Digitalization has presented a new challenge for banks as it changed how customers interact. Digitally savvy millennials for example are expecting seamless omni-channel interactions with instantaneous service delivery akin to the ones offered by tech giants like Google or Netflix. Media consumption has also shifted to social media dominating the landscape. Even information gathering has also changed, with Gen-Z preferring to learn by their own rather than under the company’s sales personnel. These changes were further normalized with the pandemic in the 2020s, which discouraged physical interactions.

Read more: This is how Norway is inspiring trust in government

Recent developments have prompted banks to invest in more robust information technology (IT) architecture, which has led to the high demand for top tech talent. Smaller banks adopted partial digitalization through mobile banking applications, while larger banks created entirely new digital banks as subsidiaries. The allure of scalability, efficiency, and centralized operation is also driven by profit as digital banks do not need to operate multiple physical branches, which means they can employ fewer frontline staff, including bank relationship managers. As traditional banks plan to close more branches in 2024, there is a need for their relationship managers to leverage technology in building trust and loyalty with their consumers.

Building trust through technology

To create genuine interactions with customers, relationship managers must shift their role from sales and marketing, to a more consultative-driven approach as the former has been taken over by digital media. Bank relationship managers must focus their effort in helping customers make the right decision amidst the abundance of available information. This role is beneficial across multiple generations as it helps the older generation navigate the digital ecosystem and helps younger customers take their first step in their financial journey. These interactions may also be implemented in social media by offering helpful banking guidance without pushing products.

Synergizing customer-facing and technology talents is also crucial in bridging the gap between customer needs and their digital banking solutions. Relationship managers in digital banks must be able to leverage the data offered by various digital platforms. By triangulating information acquired in the field and available from Customer Relationship Management (CRM) systems, relationship managers are able to identify the most effective interaction channels. Key performance indicators (KPIs) such as # Customer engagement and % Customer satisfaction must be considered another piece of the puzzle in decision-making. This triangulation of data will also enable personalized interactions through digital platforms to generate closeness and trust with customers. In addition, this digital record would also facilitate seamless transitions from one relationship manager to the next.

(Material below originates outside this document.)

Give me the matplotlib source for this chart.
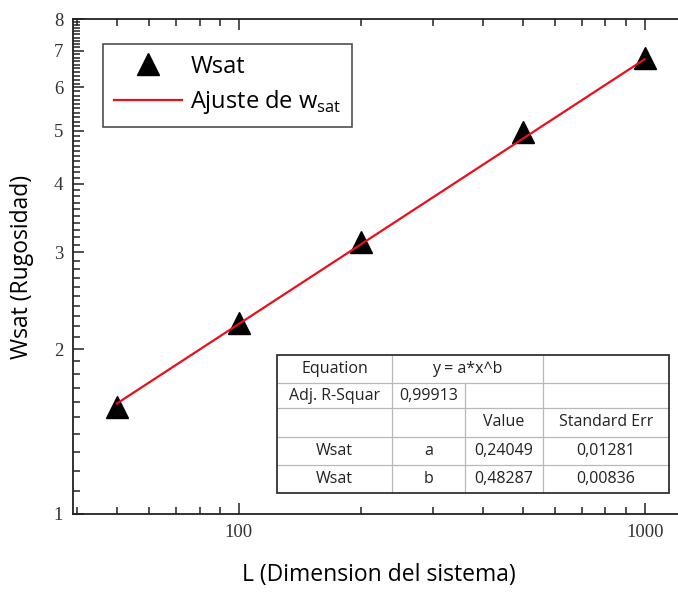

Bank relationship managers must also take a proactive role in improving their bank’s various digital platforms as these are essentially their organization’s extension in the digital landscape. They should move forward with the development of technology and work in a more  horizontal and inter-functional structure. Their consultative role will be involved in introducing the human aspect of mobile applications and digital marketing to tech developers. Thus, modern relationship managers must also understand the digital design of the ecosystem. While this does not mean that banks should hire tech talents as relationship managers anytime soon, the talent they acquire should at least have a strong ownership towards digital applications so that they can help guide their consumers in navigating this new technology.

Read more: Millennials and Banks: Surmounting the digital divide

Conclusion

Digitalization has been both a blessing and a challenge for traditional banks. On one hand, it has allowed them to revolutionize their offerings to a wider range of consumers through mobile banking services and digital marketing campaigns. On the other hand, it has also forced them to adapt their approach in relationship-building. While these changes may put traditional banks into obsolescence, it has also created a new opportunity for them to synergize with the new digital ecosystem.